Wednesday, April 9, 2008

Toward Harnessing Computation in the Browser

Popular news is focusing on the promotion of the new google App Engine for hosting web applications (techcrunch, high scalability, and zillions of others). Like AWS, I am reminded of the continual abstraction and automation of common tasks, in this case the movement of application servers to a scalable although constrained web-version for the masses. Anyway, an aspect of the google approach that got me thinking was their limit imposed on CPU (megacycles), and more interestingly the exploitation of the user as an information processor.

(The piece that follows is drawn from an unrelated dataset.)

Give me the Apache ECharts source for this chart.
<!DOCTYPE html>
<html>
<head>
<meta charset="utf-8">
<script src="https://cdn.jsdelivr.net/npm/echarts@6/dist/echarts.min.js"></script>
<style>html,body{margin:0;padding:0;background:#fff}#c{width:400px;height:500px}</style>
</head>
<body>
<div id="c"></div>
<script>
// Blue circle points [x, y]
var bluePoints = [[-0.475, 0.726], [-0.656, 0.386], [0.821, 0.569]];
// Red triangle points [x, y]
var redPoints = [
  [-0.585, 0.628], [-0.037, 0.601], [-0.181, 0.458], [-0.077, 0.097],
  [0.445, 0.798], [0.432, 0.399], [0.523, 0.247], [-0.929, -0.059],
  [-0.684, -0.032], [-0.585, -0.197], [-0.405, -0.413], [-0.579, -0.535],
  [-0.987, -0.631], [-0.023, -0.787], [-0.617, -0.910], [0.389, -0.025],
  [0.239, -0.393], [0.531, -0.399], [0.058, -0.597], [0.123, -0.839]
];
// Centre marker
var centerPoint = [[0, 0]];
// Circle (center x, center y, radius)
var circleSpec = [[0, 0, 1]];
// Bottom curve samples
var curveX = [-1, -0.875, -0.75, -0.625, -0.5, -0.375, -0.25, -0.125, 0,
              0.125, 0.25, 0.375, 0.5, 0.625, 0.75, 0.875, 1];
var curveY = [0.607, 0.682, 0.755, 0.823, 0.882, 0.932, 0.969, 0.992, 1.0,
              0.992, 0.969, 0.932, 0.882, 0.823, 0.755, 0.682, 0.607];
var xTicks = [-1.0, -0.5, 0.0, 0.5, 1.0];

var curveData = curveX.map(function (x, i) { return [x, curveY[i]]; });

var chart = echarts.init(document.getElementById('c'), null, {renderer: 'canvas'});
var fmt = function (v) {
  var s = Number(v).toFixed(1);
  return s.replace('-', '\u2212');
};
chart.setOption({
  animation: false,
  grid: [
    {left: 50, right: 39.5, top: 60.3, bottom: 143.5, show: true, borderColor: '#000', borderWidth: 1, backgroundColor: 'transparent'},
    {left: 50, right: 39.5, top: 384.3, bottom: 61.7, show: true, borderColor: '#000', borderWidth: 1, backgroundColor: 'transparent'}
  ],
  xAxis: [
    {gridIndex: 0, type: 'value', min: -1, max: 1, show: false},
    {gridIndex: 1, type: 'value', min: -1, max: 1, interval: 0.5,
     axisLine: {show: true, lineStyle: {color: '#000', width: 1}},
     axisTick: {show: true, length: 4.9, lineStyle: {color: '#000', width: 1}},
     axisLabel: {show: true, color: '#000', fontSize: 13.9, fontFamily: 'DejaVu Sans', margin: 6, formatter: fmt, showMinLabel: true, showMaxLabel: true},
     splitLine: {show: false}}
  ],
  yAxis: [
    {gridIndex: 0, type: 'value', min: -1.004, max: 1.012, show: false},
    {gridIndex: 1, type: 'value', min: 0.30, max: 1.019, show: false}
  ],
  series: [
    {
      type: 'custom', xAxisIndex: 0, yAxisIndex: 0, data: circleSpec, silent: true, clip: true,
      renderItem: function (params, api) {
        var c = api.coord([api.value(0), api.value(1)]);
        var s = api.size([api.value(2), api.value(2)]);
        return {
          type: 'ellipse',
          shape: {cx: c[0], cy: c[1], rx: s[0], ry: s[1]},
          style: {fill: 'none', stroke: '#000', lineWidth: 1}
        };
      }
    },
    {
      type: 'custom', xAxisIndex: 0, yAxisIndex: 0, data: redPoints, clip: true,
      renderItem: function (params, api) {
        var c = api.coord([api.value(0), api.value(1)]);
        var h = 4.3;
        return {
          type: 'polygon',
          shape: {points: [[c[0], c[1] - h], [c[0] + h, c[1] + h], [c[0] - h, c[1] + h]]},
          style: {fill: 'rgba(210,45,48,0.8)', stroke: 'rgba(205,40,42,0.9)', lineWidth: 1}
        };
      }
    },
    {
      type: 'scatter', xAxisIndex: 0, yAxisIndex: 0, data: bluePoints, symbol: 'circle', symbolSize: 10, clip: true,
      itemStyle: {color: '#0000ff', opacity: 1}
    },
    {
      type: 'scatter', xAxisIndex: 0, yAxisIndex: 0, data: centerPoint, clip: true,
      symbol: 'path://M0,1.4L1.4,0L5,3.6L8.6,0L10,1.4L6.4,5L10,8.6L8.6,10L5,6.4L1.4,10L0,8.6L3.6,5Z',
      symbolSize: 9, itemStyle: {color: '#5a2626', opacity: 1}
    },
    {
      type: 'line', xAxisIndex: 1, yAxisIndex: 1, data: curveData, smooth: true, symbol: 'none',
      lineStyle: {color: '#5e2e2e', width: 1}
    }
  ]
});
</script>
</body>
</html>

I remember one of the the comments made by von Ahn in his Human Computation talk at google was regarding his desire to exploit the "wasted" effort of humans playing games toward more meaningful ends. This motivated his notions of games with a purpose toward solving AI-complete problems. An alternative approach may also consider the computation available on users machines that is also wasted playing solitaire and more importantly surfing the web. The obvious mesh of these two ideas is to push computation to the user (client browser) in such a way that the user wants (or is forced) to donate cycles.

A first pass at the approach may be toward the exploitation of more creative computation, such as evolutionary art. One may imagine a widget or badge people put on their site that downloads some Flash or Java application and permits asynchronous communication with a job server. For example, one may use a Genetic Program and accept subjective user feedback on generated art or music where feedback is set back to the central server as "fitness". The value of the accumulated effect would be the slow evolution of an art corpus on the server. The important point of the example is that the generation of new art (the computation) occurs on the client, shifting the cost from cycles to transfers from the server. This trade-off may be manipulated by the software for a given application such that the balance of costs for transfer and computation are optimised.

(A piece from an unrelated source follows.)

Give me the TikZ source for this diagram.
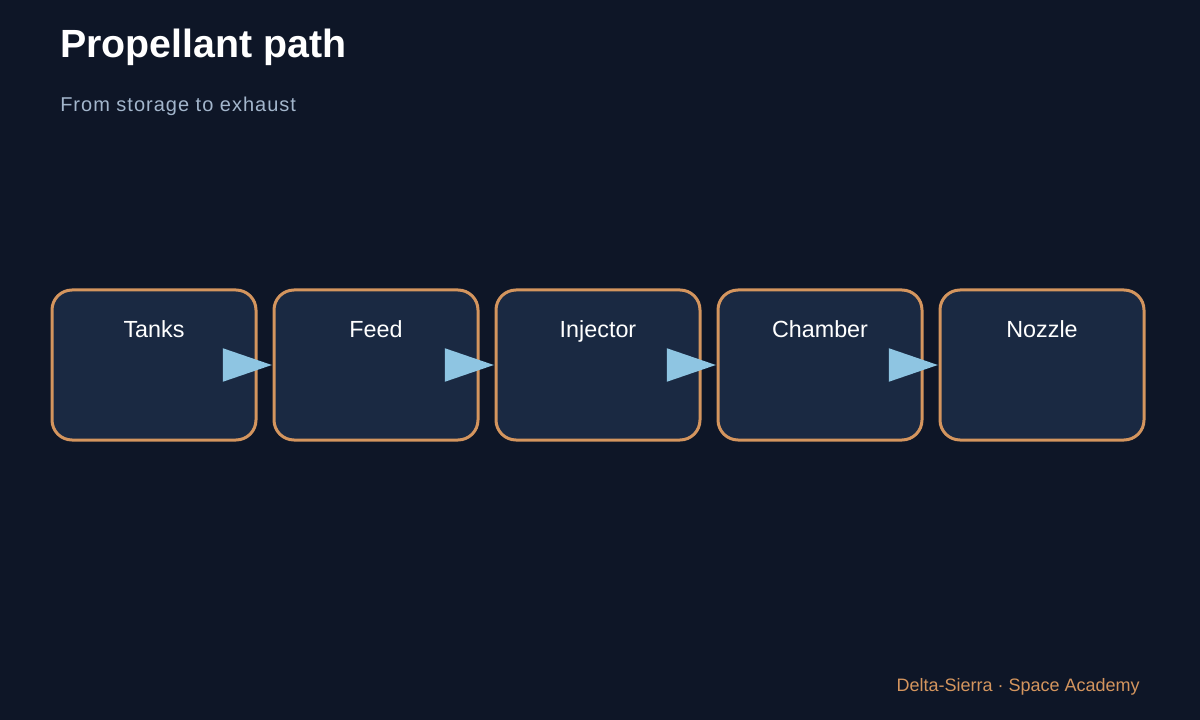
\documentclass[tikz,border=0pt]{standalone}
\usepackage{fontspec}
\setmainfont{Liberation Sans}
\usetikzlibrary{arrows.meta}
\definecolor{bgc}{HTML}{0E1627}
\definecolor{boxfill}{HTML}{1A2942}
\definecolor{boxline}{HTML}{D4955E}
\definecolor{arrowc}{HTML}{8EC5E2}
\definecolor{subc}{HTML}{A3B6CC}
\definecolor{footc}{HTML}{D4955E}
\begin{document}
\begin{tikzpicture}[x=0.75pt,y=-0.75pt,
  stagebox/.style={draw=boxline, fill=boxfill, line width=2.25pt, rounded corners=15pt,
    minimum width=153pt, minimum height=112.5pt, inner sep=0pt},
  stagelabel/.style={anchor=base, text=white, font=\fontsize{17.5}{20}\selectfont},
  flow/.style={draw=arrowc, line width=1.5pt, shorten >=0.5pt,
    -{Triangle[length=36.75pt, width=24.75pt]}}]
\fill[bgc] (0,0) rectangle (1200,720);
\useasboundingbox (0,0) rectangle (1200,720);
\node[anchor=base west, text=white, font=\fontsize{29.5}{34}\selectfont\bfseries, inner sep=0pt] (title) at (60,58) {Propellant path};
\node[anchor=base west, text=subc, font=\fontsize{15}{18}\selectfont\addfontfeature{LetterSpace=5}, inner sep=0pt] (sub) at (60,112) {From storage to exhaust};
\foreach \n/\x/\t in {b1/154/Tanks, b2/376/Feed, b3/598/Injector, b4/820/Chamber, b5/1042/Nozzle}{
  \node[stagebox] (\n) at (\x,365) {};
  \node[stagelabel] (\n l) at (\x,338) {\t};
}
\foreach \a/\b in {b1/b2, b2/b3, b3/b4, b4/b5}{
  \draw[flow] (\a.east) -- (\b.west);
}
\node[anchor=base east, text=footc, font=\fontsize{13.5}{16}\selectfont, inner sep=0pt] (foot) at (1140,691) {Delta-Sierra · Space Academy};
\end{tikzpicture}
\end{document}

Naturally, the application does not have to be interactive, it could be a badge for folding@home or SETI, showing stats to the user as well as doing a snippet of computation toward the project. It's a strange although strangely appealing paradigm, and I'm sure there would be real applications ($) beyond art and research that could take advantage of the approach. Importantly, the benefit is that the discrete (drive-by) computation available scales with the uptake of of the widget (a tenet of collective intelligence). I'm sure you could think of a cool tag line for the tech, something along the lines of distributed computation projects in the browser, or donate your CPU while you surf your favorite blogs.

3 comments:

Jason said...

A paper with similar although perhaps less marketable notions called Donating Cycles over the Internet using Web Services. As such, I don't expect the notion is that novel, rather it will be the execution, application, and uptake that would differentiate this approach.

I also think that it does not have to be limited to satellite implementation (widgets), instead a site could be designed around the approach.

Jason said...

I think one path is the satellite for distributed computation approach, the second is a service in which the user powers the computation for themselves. This latter case is more interesting as it also allows the use of satellites: users can form micro-swarms for themselves with readers of their blog/site.

I'm not sure on the application, something along the lines of personalization using this UCompute or ICompute technology. Pushing further suggests the user also store their data, meaning the site/hub may simply provide the mechanism for facilitating user interactions.

Jason said...

An interesting example called CPUShare. Their tag line is: The Low Cost P2P Virtual Supercomputer. Still a desktop client.